A shot of the three of us at our favorite slope. Me on the right—shadow. Eldest in the middle working her way back to the base of the hill and my youngest just finishing a straight shot down on the right. He needs to learn to turn now!

I took my kids out about a half dozen times last year and have already been out four times this year. With a little more fresh snow my youngest will be ahead of where my eldest was this time last year at a year younger—carving turns and knowing fully how to control his descent down the hill. At this point, and only at this time do I feel it’s appropriate to really hand a child off to a professional instructor … unless you don’t mind getting little more than on-slope babysitting for your money. Later this year my daughter will be going with me to a local ski hill for a budget personal lesson because now she has the basics down well enough to build on them with professional advice. I firmly believe when just learning, kids are so overwhelmed with new sensations that listening just doesn’t happen. With a foundation of basics in place listening should work since they don’t need to concentrate so hard on staying up—I hope. Hopefully after her lesson, she and I can go cruising on a green circle or even a blue square—together, and nothing would make me prouder! Except next year having my son join us.
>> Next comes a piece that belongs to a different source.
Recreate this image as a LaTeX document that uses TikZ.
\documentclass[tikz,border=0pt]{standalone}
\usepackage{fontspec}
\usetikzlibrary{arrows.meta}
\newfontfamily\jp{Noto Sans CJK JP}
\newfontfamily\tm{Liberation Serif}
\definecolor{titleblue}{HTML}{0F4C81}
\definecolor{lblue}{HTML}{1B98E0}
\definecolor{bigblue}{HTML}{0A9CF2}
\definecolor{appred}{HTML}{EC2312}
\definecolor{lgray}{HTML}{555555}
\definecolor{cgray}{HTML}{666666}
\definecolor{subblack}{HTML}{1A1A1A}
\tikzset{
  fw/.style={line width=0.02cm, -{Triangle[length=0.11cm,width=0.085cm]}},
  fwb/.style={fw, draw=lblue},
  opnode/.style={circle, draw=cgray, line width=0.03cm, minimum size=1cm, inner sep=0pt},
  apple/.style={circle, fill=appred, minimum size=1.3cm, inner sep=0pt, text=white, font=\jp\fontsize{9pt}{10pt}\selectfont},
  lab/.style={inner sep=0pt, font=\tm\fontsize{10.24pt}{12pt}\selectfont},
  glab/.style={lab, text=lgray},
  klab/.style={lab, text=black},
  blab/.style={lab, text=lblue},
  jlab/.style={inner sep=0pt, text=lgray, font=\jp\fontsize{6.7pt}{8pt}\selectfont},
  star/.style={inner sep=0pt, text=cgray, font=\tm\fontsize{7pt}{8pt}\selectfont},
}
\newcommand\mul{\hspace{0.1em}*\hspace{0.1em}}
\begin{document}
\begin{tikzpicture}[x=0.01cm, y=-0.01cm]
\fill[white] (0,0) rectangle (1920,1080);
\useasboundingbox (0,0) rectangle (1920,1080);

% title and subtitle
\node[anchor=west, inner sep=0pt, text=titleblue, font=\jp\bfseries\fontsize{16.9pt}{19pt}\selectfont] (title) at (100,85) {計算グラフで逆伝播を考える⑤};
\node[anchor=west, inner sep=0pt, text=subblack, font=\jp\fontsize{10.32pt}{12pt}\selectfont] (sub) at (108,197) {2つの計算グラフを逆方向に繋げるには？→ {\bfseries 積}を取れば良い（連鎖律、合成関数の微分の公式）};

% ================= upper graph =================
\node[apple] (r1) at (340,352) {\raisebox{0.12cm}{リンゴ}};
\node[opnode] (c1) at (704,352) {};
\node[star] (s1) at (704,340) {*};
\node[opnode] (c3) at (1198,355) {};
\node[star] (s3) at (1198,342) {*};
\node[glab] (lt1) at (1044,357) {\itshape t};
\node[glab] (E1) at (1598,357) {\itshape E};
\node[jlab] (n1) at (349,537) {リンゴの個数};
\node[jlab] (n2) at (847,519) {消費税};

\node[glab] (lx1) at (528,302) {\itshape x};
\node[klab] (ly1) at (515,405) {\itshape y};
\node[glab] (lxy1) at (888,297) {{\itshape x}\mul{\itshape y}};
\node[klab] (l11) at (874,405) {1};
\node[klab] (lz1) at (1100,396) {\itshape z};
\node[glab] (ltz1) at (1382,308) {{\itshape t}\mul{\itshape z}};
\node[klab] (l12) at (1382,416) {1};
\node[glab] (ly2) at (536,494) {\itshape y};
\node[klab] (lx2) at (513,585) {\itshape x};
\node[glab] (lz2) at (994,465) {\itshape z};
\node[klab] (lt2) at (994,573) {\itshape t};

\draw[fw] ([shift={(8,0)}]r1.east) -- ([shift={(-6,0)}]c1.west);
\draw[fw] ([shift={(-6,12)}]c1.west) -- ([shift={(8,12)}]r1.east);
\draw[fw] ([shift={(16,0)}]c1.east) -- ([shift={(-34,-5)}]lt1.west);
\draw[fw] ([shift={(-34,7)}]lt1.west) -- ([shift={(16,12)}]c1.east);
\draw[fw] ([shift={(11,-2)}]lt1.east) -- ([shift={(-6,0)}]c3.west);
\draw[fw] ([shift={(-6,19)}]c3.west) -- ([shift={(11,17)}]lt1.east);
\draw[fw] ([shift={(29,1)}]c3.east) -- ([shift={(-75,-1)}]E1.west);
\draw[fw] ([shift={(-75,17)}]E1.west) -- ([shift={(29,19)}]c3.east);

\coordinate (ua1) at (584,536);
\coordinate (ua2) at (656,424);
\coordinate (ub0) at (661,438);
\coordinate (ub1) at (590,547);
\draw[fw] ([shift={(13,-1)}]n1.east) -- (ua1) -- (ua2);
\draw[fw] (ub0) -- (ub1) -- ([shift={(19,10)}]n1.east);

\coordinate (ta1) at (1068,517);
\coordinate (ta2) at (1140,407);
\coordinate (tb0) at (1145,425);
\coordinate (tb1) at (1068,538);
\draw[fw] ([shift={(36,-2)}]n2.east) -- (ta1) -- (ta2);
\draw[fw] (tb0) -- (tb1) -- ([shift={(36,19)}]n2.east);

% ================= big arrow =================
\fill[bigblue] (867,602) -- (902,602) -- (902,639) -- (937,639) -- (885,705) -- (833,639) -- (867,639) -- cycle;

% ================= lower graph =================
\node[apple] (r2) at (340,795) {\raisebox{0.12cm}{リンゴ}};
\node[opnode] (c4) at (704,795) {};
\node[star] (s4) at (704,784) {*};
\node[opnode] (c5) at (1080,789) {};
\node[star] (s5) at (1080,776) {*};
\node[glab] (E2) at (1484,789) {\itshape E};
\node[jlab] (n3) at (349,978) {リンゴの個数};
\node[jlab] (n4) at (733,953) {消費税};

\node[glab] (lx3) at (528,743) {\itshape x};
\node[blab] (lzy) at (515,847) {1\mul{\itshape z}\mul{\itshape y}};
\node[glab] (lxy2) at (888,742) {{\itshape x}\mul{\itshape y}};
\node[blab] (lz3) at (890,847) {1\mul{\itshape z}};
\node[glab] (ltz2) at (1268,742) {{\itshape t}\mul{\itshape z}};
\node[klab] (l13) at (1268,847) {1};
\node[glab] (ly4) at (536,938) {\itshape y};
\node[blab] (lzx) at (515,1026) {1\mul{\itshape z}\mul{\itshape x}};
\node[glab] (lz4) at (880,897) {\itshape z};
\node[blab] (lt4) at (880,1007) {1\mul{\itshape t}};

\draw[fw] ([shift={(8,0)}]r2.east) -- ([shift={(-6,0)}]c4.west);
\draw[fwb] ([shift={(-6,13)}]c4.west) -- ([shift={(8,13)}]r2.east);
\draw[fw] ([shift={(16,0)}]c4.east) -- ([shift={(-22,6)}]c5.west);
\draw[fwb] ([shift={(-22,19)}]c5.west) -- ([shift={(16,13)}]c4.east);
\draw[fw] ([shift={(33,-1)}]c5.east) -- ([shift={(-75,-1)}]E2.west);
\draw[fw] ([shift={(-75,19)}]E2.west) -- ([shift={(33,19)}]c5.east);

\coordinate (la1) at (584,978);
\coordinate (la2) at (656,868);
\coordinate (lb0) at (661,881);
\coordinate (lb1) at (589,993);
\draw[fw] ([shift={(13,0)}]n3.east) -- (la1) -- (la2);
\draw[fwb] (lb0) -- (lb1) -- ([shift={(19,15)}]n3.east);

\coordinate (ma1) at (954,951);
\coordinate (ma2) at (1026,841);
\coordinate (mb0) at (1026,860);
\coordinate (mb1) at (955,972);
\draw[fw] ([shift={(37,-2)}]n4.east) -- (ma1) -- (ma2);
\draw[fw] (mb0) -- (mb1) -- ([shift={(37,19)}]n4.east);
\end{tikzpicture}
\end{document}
A real stinger came recently when I heard my daughter grumbling in the back seat that she hated her skis because they were plain and red. She wasn’t smart (or gracious?) enough to hold this sort of critique of her free gear for the drive home—nope, she laid it on me on the way to the hill where her sponsor was also her lift ticket and chairlift. We had a little talk and I think she learned something about gratitude, or at least timing of honesty. Ah, filters, when do kids get ‘em? What was I saying about wanting to do this as a family?!? Oh well, that’s what selective memory is for!

Now it’s time I start focusing on getting their mom in skis, too!